The poor man was a wreck. A stroke had rendered him senseless and mute. A fat stack of medical charts chronicled his grim decline toward the grave, stretching back two decades. Now his kidneys produced mere thimblesful of urine, his lungs were no more elastic than a catcher’s mitt, his heart was so baggy that it could function only by encouraging his blood to continue flowing, and his other organs approximated the useless gawking behavior of bystanders at a crime scene.
My job was to assimilate this information and present it in a concise, cogent manner, a task so absurdly Sisyphean that it had the blissful, if misleading, effect of calming me.

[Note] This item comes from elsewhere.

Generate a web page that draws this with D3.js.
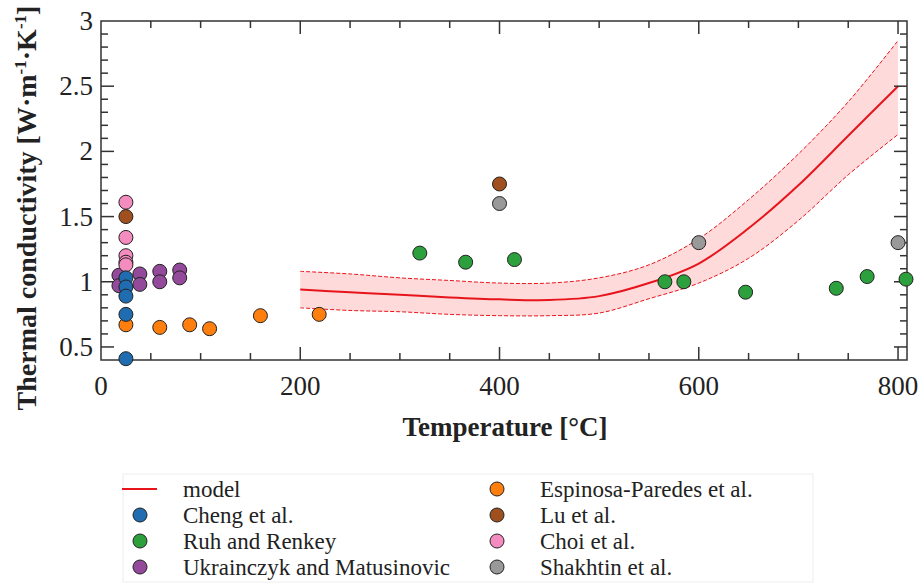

Perhaps, my poor brain reasoned, Dr. Soprano’s gruffness was less malignant than avuncular, the public face of a kindly grouch whose crusty exterior concealed a heart of gold.
Or not—as I found out when I shambled into the conference room a few minutes early and introduced myself to Dr. Soprano, who nodded curtly and motioned for me to sit next to him. He was a burly man with a thick shock of wavy black hair whose fierce mien dissuaded me from attempting any polite conversation. Instead, I hunched over my notes, eyes lowered obsequiously, as my fellow medicos trickled into the room and either slumped into chairs or slouched against a wall.

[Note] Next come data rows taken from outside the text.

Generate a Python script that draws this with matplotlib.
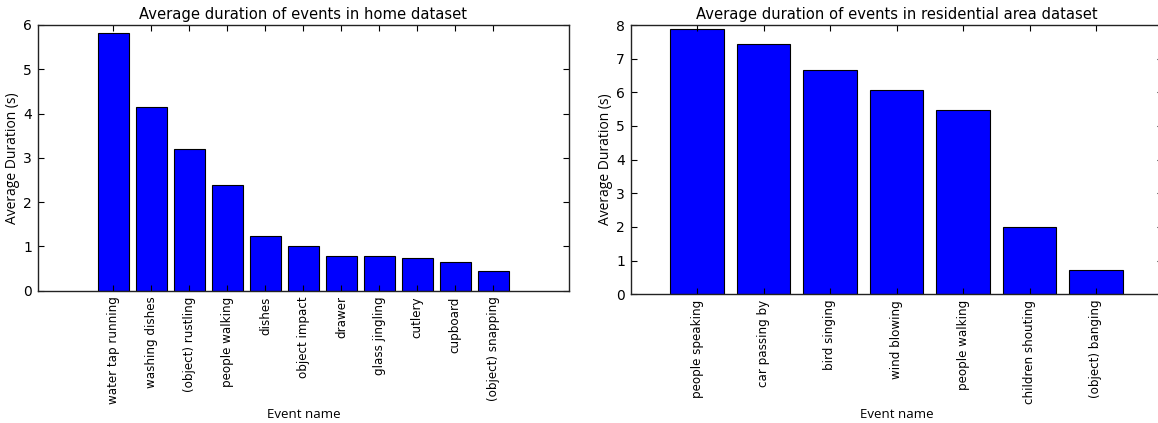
import matplotlib
matplotlib.use("Agg")
import matplotlib.pyplot as plt
import numpy as np

home_events = ["water tap running", "washing dishes", "(object) rustling", "people walking",
               "dishes", "object impact", "drawer", "glass jingling", "cutlery", "cupboard",
               "(object) snapping"]
home_durations = [5.82, 4.15, 3.19, 2.38, 1.24, 1.01, 0.79, 0.79, 0.74, 0.65, 0.44]

res_events = ["people speaking", "car passing by", "bird singing", "wind blowing",
              "people walking", "children shouting", "(object) banging"]
res_durations = [7.87, 7.43, 6.65, 6.07, 5.48, 1.99, 0.72]

W, H = 1158, 423
fig = plt.figure(figsize=(W / 100, H / 100), dpi=100)
fig.patch.set_facecolor("white")


def make_axes(x0, x1, y0, y1):
    return fig.add_axes([x0 / W, 1 - y1 / H, (x1 - x0) / W, (y1 - y0) / H])


def style(ax):
    ax.tick_params(direction="in", length=4, width=0.8, top=True, right=True,
                   colors="black")
    ax.tick_params(axis="y", labelsize=10, pad=4)
    ax.tick_params(axis="x", labelsize=8.6, pad=4)
    for s in ax.spines.values():
        s.set_linewidth(1.0)
        s.set_color("#222222")


axL = make_axes(37.5, 569.3, 25, 290.7)
axR = make_axes(630.5, 1162.5, 25, 294.3)

for ax, events, vals, xlim, ylim, title in [
    (axL, home_events, home_durations, (-2, 12), (0, 6), "Average duration of events in home dataset"),
    (axR, res_events, res_durations, (-1, 7), (0, 8), "Average duration of events in residential area dataset"),
]:
    x = np.arange(len(events))
    ax.bar(x, vals, width=0.8, color="#0000ff", edgecolor="black", linewidth=0.8)
    ax.set_xlim(*xlim)
    ax.set_ylim(*ylim)
    ax.set_xticks(x)
    ax.set_xticklabels(events, rotation=90)
    ax.set_yticks(np.arange(ylim[0], ylim[1] + 1))
    style(ax)
    ax.set_title(title, fontsize=10.6, pad=4)
    ax.set_ylabel("Average Duration (s)", fontsize=10, labelpad=2,
                  family=["Open Sans", "DejaVu Sans"])
    ax.set_xlabel("Event name", fontsize=9.5, labelpad=3,
                  family=["Liberation Sans Narrow", "Open Sans", "DejaVu Sans"])

fig.savefig("out.png", dpi=100, facecolor="white")
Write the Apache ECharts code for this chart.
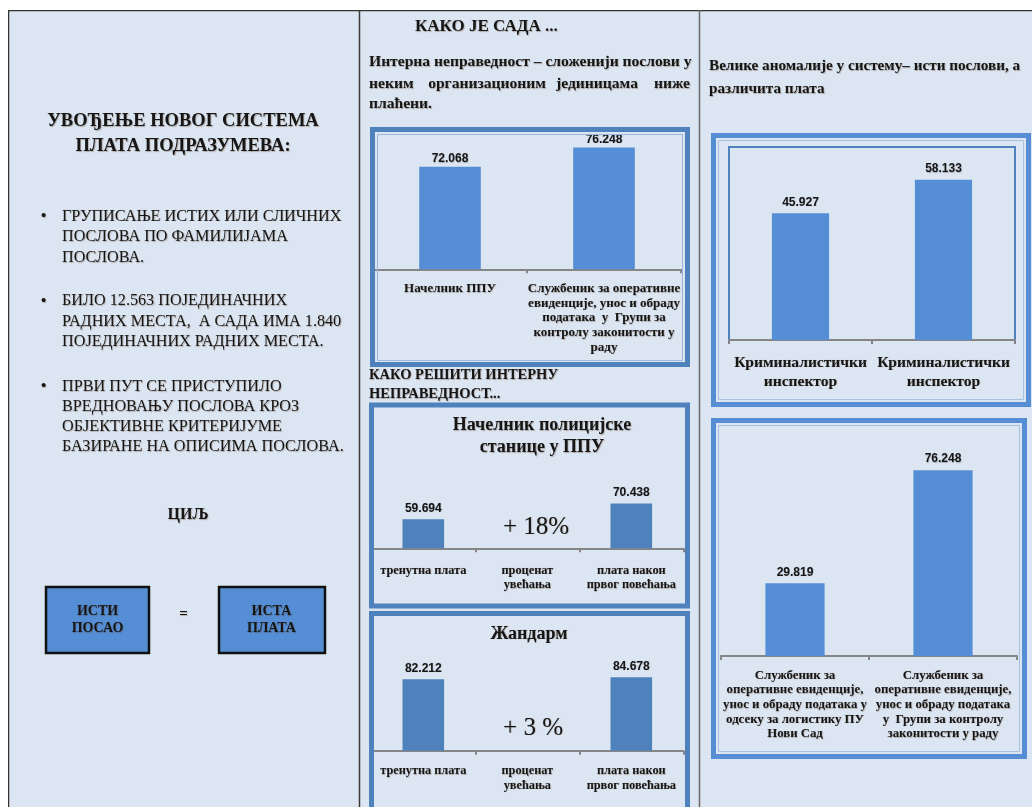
<!DOCTYPE html>
<html><head><meta charset="utf-8">
<script src="https://cdn.jsdelivr.net/npm/echarts@6/dist/echarts.min.js"></script>
<style>html,body{margin:0;padding:0;background:#fff}#c{width:1032px;height:807px}</style>
</head><body><div id="c"></div><script>
// ---- data ----
const nowCategories = ['Начелник ППУ', 'Службеник за оперативне\nевиденције, унос и обраду\nподатака  у  Групи за\nконтролу законитости у\nраду'];
const nowValues = [72.068, 76.248];
const raiseCategories = ['тренутна плата', 'проценат\nувећања', 'плата након\nпрвог повећања'];
const chiefValues = [59.694, null, 70.438];
const chiefRaiseText = '+ 18%';
const gendarmeValues = [82.212, null, 84.678];
const gendarmeRaiseText = '+ 3 %';
const inspectorCategories = ['Криминалистички\nинспектор', 'Криминалистички\nинспектор'];
const inspectorValues = [45.927, 58.133];
const clerkCategories = ['Службеник за\nоперативне евиденције,\nунос и обраду података у\nодсеку за логистику ПУ\nНови Сад', 'Службеник за\nоперативне евиденције,\nунос и обраду података\nу  Групи за контролу\nзаконитости у раду'];
const clerkValues = [29.819, 76.248];

// ---- styles ----
const SERIF = '"Liberation Serif", "DejaVu Serif", serif';
const SANS = '"Liberation Sans", Arial, sans-serif';
const INK = '#161616';
const SHADOW = 'rgba(90,50,20,0.35)';
const BAR_A = '#558ed5';
const BAR_B = '#4f81bd';
const BORDER_M = '#4f81bd';
const BORDER_R = '#558ed5';

function txt(text, x, y, size, opts) {
  opts = opts || {};
  return {
    type: 'text', z: 50,
    style: {
      text: text, x: x, y: y,
      font: (opts.weight || 'bold') + ' ' + size + 'px ' + (opts.family || SERIF),
      fill: opts.color || INK,
      textAlign: opts.align || 'left', align: opts.align || 'left',
      textVerticalAlign: 'middle', verticalAlign: 'middle',
      lineHeight: opts.lh || size * 1.2,
      textShadowColor: SHADOW, textShadowBlur: 1, textShadowOffsetX: 0.8, textShadowOffsetY: 0.8,
      shadowColor: SHADOW, shadowBlur: 1, shadowOffsetX: 0.8, shadowOffsetY: 0.8
    }
  };
}
function rect(x, y, w, h, stroke, lw, fill, z) {
  return { type: 'rect', z: z == null ? 5 : z, shape: { x: x, y: y, width: w, height: h },
    style: { fill: fill || 'none', stroke: stroke || 'none', lineWidth: lw || 0 } };
}
function line(x1, y1, x2, y2, color, w) {
  return { type: 'line', z: 40, shape: { x1: x1, y1: y1, x2: x2, y2: y2 }, style: { stroke: color, lineWidth: w } };
}

function xAx(gi, data, margin, fs, lh) {
  return {
    type: 'category', gridIndex: gi, data: data,
    axisLine: { lineStyle: { color: '#868686', width: 2 } },
    axisTick: { show: true, length: 4, interval: 0, lineStyle: { color: '#868686', width: 2 } },
    axisLabel: { interval: 0, margin: margin, fontFamily: SERIF, fontWeight: 'bold', fontSize: fs, lineHeight: lh, color: INK,
      textShadowColor: SHADOW, textShadowBlur: 1, textShadowOffsetX: 0.6, textShadowOffsetY: 0.6 }
  };
}
function yAx(gi, min, max) { return { type: 'value', gridIndex: gi, min: min, max: max, show: false }; }
function bars(gi, data, color, dist) {
  return {
    type: 'bar', xAxisIndex: gi, yAxisIndex: gi, data: data, barWidth: '40%',
    itemStyle: { color: color },
    label: { show: true, position: 'top', distance: dist == null ? 5 : dist, fontFamily: SANS, fontWeight: 'bold', fontSize: 12, color: INK,
      textShadowColor: 'rgba(0,0,0,0.25)', textShadowBlur: 1, textShadowOffsetX: 0.5, textShadowOffsetY: 0.5 }
  };
}

const graphics = [
  // white page margins
  rect(0, 0, 1032, 10, null, 0, '#ffffff', 60),
  rect(0, 0, 8, 807, null, 0, '#ffffff', 60),
  line(8, 10.5, 1032, 10.5, '#333333', 1.5),
  line(8.5, 10, 8.5, 807, '#333333', 1.5),
  line(359.5, 10, 359.5, 807, '#3a3a3a', 1.5),
  line(699.5, 10, 699.5, 807, '#6a6a6a', 1.5),

  // left panel
  txt('УВОЂЕЊЕ НОВОГ СИСТЕМА\nПЛАТА ПОДРАЗУМЕВА:', 183, 134, 18.5, { align: 'center', lh: 25 }),
  txt('•', 41, 216, 15, { weight: 'bold' }),
  txt('ГРУПИСАЊЕ ИСТИХ ИЛИ СЛИЧНИХ\nПОСЛОВА ПО ФАМИЛИЈАМА\nПОСЛОВА.', 62, 237, 16.2, { weight: 'normal', lh: 20.7 }),
  txt('•', 41, 301, 15, { weight: 'bold' }),
  txt('БИЛО 12.563 ПОЈЕДИНАЧНИХ\nРАДНИХ МЕСТА,  А САДА ИМА 1.840\nПОЈЕДИНАЧНИХ РАДНИХ МЕСТА.', 62, 321.5, 16.2, { weight: 'normal', lh: 20.3 }),
  txt('•', 41, 386, 15, { weight: 'bold' }),
  txt('ПРВИ ПУТ СЕ ПРИСТУПИЛО\nВРЕДНОВАЊУ ПОСЛОВА КРОЗ\nОБЈЕКТИВНЕ КРИТЕРИЈУМЕ\nБАЗИРАНЕ НА ОПИСИМА ПОСЛОВА.', 62, 416.7, 16.2, { weight: 'normal', lh: 20 }),
  txt('ЦИЉ', 188, 515, 16, { align: 'center' }),
  rect(46, 587, 103, 66, '#111111', 2.5, BAR_A, 20),
  rect(219, 587, 106, 66, '#111111', 2.5, BAR_A, 20),
  txt('ИСТИ\nПОСАО', 97.5, 620, 14, { align: 'center', lh: 17 }),
  txt('ИСТА\nПЛАТА', 271.5, 620, 14, { align: 'center', lh: 17 }),
  txt('=', 183.5, 614, 15, { align: 'center' }),

  // middle panel
  txt('КАКО ЈЕ САДА ...', 415, 27, 17),
  txt('Интерна неправедност – сложенији послови у', 369, 62, 15.6),
  txt('неким', 369, 84, 15.6),
  txt('организационим', 487, 84, 15.6, { align: 'center' }),
  txt('јединицама', 597, 84, 15.6, { align: 'center' }),
  txt('ниже', 690, 84, 15.6, { align: 'right' }),
  txt('плаћени.', 369, 104, 15.6),
  rect(372.5, 129.5, 315, 235, BORDER_M, 5),
  rect(377.5, 134.5, 305, 226, '#9fb6da', 1),

  txt('КАКО РЕШИТИ ИНТЕРНУ\nНЕПРАВЕДНОСТ...', 369, 384.5, 14.5, { lh: 19 }),
  rect(371.5, 405, 316, 201, BORDER_M, 5),
  txt('Начелник полицијске\nстанице у ППУ', 542, 436.5, 18, { align: 'center', lh: 21.5 }),
  txt(chiefRaiseText, 536, 527, 25, { align: 'center', weight: 'normal' }),

  rect(371.5, 613.5, 316, 230, BORDER_M, 5),
  txt('Жандарм', 529, 634, 18, { align: 'center' }),
  txt(gendarmeRaiseText, 533, 728, 25, { align: 'center', weight: 'normal' }),

  // right panel
  txt('Велике аномалије у систему– исти послови, а\nразличита плата', 709, 78, 15.2, { lh: 23 }),
  rect(713.5, 135.5, 315, 269, BORDER_R, 5),
  rect(718.5, 140.5, 305, 259, '#a9c0e0', 1),
  rect(713.5, 420.5, 311, 336, BORDER_R, 5),
  rect(718.5, 425.5, 301, 326, '#a9c0e0', 1)
];

const option = {
  backgroundColor: '#dce6f2',
  animation: false,
  grid: [
    { left: 373, width: 308, top: 130, height: 139.3 },
    { left: 371.3, width: 312, top: 489.4, height: 58.9 },
    { left: 371.3, width: 312, top: 663.9, height: 86.8 },
    { left: 729, width: 286, top: 147, height: 193, show: true, borderColor: '#4f81bd', borderWidth: 2, backgroundColor: 'transparent' },
    { left: 721, width: 296, top: 461, height: 195 }
  ],
  xAxis: [
    xAx(0, nowCategories, 12, 13, 14.7),
    xAx(1, raiseCategories, 15, 12.3, 14.5),
    xAx(2, raiseCategories, 13, 12.3, 14.5),
    xAx(3, inspectorCategories, 13, 15.5, 19),
    xAx(4, clerkCategories, 12, 12.8, 14.7)
  ],
  yAxis: [yAx(0, 50, 80), yAx(1, 40, 80), yAx(2, 0, 100), yAx(3, 0, 70), yAx(4, 0, 80)],
  series: [
    bars(0, nowValues, BAR_A, 2),
    bars(1, chiefValues, BAR_B),
    bars(2, gendarmeValues, BAR_B),
    bars(3, inspectorValues, BAR_A),
    bars(4, clerkValues, BAR_A)
  ],
  graphic: { elements: graphics }
};
const chart = echarts.init(document.getElementById('c'), null, { renderer: 'canvas' });
chart.setOption(option);
</script></body></html>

“Begin!” Dr. Soprano barked at 9:00 sharp. He pointed a meaty finger at me and commanded, “You! Begin!”
Everything went well—for about 20 seconds. Then I made my first mistake by saying, “The patient is aphasic, so he cannot state a chief complaint; however, his son heard him fall in the bathroom and….”
“Stop! Stop right now!” screamed Dr. Soprano. “The chief complaint is what the patient says when you ask him what’s wrong, not what his son says. You got that? Patient’s words, not son’s words.”
“So what’s his chief complaint?”
“Brilliant! Absolutely breathtakingly brilliant!” Dr. Soprano glared at me for a moment before breaking into a broad malevolent smile. “Please continue, ‘Dr. Osler.’ Enlighten us!”
Now, you will rarely encounter a more insecure person in his or her 20s than a third-year medical student who must rotate through various clinical services in a hospital, spending a few weeks on surgery, pediatrics, obstetrics, and the like, struggling to act like a doctor while surrounded by actual physicians and actual nurses who know a million times more than the lowly tyro whose white coat and stethoscope give the wearer the appearance of a superannuated trick-or-treater. And because I was an especially diffident, even timorous whelp, the misery I experienced during the remaining 45 minutes of my presentation was punctuated by the apoplectic outbursts of Dr. Soprano, whose final rebuke was to yell, “I hope to holy hell you’ll never be a resident at this hospital!” a misery surpassed only by divorce and cancer surgery in my lifetime.
Several years later, when I was a resident at a university a thousand miles away, I had an occasion to teach third-year medical students the importance of recording a patient’s chief complaint verbatim. One incident stands out in particular. The patient was a lanky unkempt man with schizophrenia who stood in the corridor laughing to himself. Our team approached him, and then we each shook his hand. Then I asked, “‘Wendell,’ what can we do for you today?”
“You can get me a bottle of [iodine] soap,” he answered.
“Oh?” I replied. “And why do you need [it]?”
He grinned and ran his fingers through his hair before saying, “Because I just masturbated.”
“That is your chief complaint,” I told the students after we finished scrubbing up after seeing Wendell. “Be sure you put that in your note.”
“Word for word?” one asked.
I thought of Dr. Soprano, how I wished to God he’d been with us and had shaken Wendell’s hand first. “Yup,” I said, “word for word.”